-- Begin Material --

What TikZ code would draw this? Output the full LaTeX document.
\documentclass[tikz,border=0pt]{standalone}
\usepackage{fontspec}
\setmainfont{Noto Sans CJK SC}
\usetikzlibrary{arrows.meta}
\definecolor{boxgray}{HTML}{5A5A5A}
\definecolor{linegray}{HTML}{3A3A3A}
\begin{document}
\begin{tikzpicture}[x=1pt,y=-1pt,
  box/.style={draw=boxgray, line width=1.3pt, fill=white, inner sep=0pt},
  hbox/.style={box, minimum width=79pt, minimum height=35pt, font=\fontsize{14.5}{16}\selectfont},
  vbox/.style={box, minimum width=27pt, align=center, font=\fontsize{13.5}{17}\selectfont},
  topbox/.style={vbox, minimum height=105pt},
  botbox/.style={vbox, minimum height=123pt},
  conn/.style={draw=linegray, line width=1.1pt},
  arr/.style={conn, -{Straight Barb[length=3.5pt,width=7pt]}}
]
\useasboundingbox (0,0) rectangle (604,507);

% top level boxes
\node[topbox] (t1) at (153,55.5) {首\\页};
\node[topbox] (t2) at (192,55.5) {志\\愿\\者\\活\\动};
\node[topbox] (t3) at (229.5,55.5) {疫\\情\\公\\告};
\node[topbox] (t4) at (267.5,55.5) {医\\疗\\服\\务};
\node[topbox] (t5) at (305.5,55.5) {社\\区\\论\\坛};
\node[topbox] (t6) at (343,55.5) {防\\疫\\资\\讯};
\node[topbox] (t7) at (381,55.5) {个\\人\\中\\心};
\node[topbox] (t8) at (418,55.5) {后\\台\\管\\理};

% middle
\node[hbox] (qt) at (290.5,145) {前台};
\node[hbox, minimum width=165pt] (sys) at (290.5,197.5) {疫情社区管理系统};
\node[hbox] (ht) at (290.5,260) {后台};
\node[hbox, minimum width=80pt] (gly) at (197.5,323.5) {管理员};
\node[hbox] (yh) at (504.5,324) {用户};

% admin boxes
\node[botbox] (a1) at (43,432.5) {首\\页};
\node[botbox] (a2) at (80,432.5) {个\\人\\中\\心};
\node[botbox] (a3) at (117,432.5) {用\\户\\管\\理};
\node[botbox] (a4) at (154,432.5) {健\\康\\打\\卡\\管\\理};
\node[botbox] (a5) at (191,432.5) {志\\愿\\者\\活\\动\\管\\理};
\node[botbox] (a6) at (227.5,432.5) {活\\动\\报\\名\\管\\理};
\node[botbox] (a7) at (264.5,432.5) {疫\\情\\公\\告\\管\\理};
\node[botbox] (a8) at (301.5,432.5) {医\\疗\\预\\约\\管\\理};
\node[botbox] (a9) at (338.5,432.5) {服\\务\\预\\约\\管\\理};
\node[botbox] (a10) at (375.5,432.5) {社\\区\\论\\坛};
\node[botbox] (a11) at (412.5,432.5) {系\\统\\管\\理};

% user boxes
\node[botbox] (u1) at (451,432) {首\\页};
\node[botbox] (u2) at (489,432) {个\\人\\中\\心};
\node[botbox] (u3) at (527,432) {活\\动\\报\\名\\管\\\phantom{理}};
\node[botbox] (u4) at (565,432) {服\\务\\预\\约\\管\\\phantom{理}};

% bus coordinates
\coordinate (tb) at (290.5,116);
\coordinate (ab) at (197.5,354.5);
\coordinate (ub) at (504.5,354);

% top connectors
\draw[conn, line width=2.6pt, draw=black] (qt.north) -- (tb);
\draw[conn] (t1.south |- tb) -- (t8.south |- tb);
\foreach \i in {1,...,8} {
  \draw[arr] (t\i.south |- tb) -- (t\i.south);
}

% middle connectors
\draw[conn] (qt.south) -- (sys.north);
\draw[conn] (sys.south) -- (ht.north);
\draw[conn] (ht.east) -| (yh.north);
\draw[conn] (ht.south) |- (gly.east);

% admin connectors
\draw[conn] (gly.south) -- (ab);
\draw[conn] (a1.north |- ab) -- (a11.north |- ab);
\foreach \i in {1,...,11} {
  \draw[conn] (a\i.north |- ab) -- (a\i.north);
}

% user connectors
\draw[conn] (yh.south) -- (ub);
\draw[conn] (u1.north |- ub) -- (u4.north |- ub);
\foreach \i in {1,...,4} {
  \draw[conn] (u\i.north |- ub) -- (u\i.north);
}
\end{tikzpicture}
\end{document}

-- End Material --

# Directions for this task
Please repeat the listing above in full and exactly.

# Complete response
What TikZ code would draw this? Output the full LaTeX document.
\documentclass[tikz,border=0pt]{standalone}
\usepackage{fontspec}
\setmainfont{Noto Sans CJK SC}
\usetikzlibrary{arrows.meta}
\definecolor{boxgray}{HTML}{5A5A5A}
\definecolor{linegray}{HTML}{3A3A3A}
\begin{document}
\begin{tikzpicture}[x=1pt,y=-1pt,
  box/.style={draw=boxgray, line width=1.3pt, fill=white, inner sep=0pt},
  hbox/.style={box, minimum width=79pt, minimum height=35pt, font=\fontsize{14.5}{16}\selectfont},
  vbox/.style={box, minimum width=27pt, align=center, font=\fontsize{13.5}{17}\selectfont},
  topbox/.style={vbox, minimum height=105pt},
  botbox/.style={vbox, minimum height=123pt},
  conn/.style={draw=linegray, line width=1.1pt},
  arr/.style={conn, -{Straight Barb[length=3.5pt,width=7pt]}}
]
\useasboundingbox (0,0) rectangle (604,507);

% top level boxes
\node[topbox] (t1) at (153,55.5) {首\\页};
\node[topbox] (t2) at (192,55.5) {志\\愿\\者\\活\\动};
\node[topbox] (t3) at (229.5,55.5) {疫\\情\\公\\告};
\node[topbox] (t4) at (267.5,55.5) {医\\疗\\服\\务};
\node[topbox] (t5) at (305.5,55.5) {社\\区\\论\\坛};
\node[topbox] (t6) at (343,55.5) {防\\疫\\资\\讯};
\node[topbox] (t7) at (381,55.5) {个\\人\\中\\心};
\node[topbox] (t8) at (418,55.5) {后\\台\\管\\理};

% middle
\node[hbox] (qt) at (290.5,145) {前台};
\node[hbox, minimum width=165pt] (sys) at (290.5,197.5) {疫情社区管理系统};
\node[hbox] (ht) at (290.5,260) {后台};
\node[hbox, minimum width=80pt] (gly) at (197.5,323.5) {管理员};
\node[hbox] (yh) at (504.5,324) {用户};

% admin boxes
\node[botbox] (a1) at (43,432.5) {首\\页};
\node[botbox] (a2) at (80,432.5) {个\\人\\中\\心};
\node[botbox] (a3) at (117,432.5) {用\\户\\管\\理};
\node[botbox] (a4) at (154,432.5) {健\\康\\打\\卡\\管\\理};
\node[botbox] (a5) at (191,432.5) {志\\愿\\者\\活\\动\\管\\理};
\node[botbox] (a6) at (227.5,432.5) {活\\动\\报\\名\\管\\理};
\node[botbox] (a7) at (264.5,432.5) {疫\\情\\公\\告\\管\\理};
\node[botbox] (a8) at (301.5,432.5) {医\\疗\\预\\约\\管\\理};
\node[botbox] (a9) at (338.5,432.5) {服\\务\\预\\约\\管\\理};
\node[botbox] (a10) at (375.5,432.5) {社\\区\\论\\坛};
\node[botbox] (a11) at (412.5,432.5) {系\\统\\管\\理};

% user boxes
\node[botbox] (u1) at (451,432) {首\\页};
\node[botbox] (u2) at (489,432) {个\\人\\中\\心};
\node[botbox] (u3) at (527,432) {活\\动\\报\\名\\管\\\phantom{理}};
\node[botbox] (u4) at (565,432) {服\\务\\预\\约\\管\\\phantom{理}};

% bus coordinates
\coordinate (tb) at (290.5,116);
\coordinate (ab) at (197.5,354.5);
\coordinate (ub) at (504.5,354);

% top connectors
\draw[conn, line width=2.6pt, draw=black] (qt.north) -- (tb);
\draw[conn] (t1.south |- tb) -- (t8.south |- tb);
\foreach \i in {1,...,8} {
  \draw[arr] (t\i.south |- tb) -- (t\i.south);
}

% middle connectors
\draw[conn] (qt.south) -- (sys.north);
\draw[conn] (sys.south) -- (ht.north);
\draw[conn] (ht.east) -| (yh.north);
\draw[conn] (ht.south) |- (gly.east);

% admin connectors
\draw[conn] (gly.south) -- (ab);
\draw[conn] (a1.north |- ab) -- (a11.north |- ab);
\foreach \i in {1,...,11} {
  \draw[conn] (a\i.north |- ab) -- (a\i.north);
}

% user connectors
\draw[conn] (yh.south) -- (ub);
\draw[conn] (u1.north |- ub) -- (u4.north |- ub);
\foreach \i in {1,...,4} {
  \draw[conn] (u\i.north |- ub) -- (u\i.north);
}
\end{tikzpicture}
\end{document}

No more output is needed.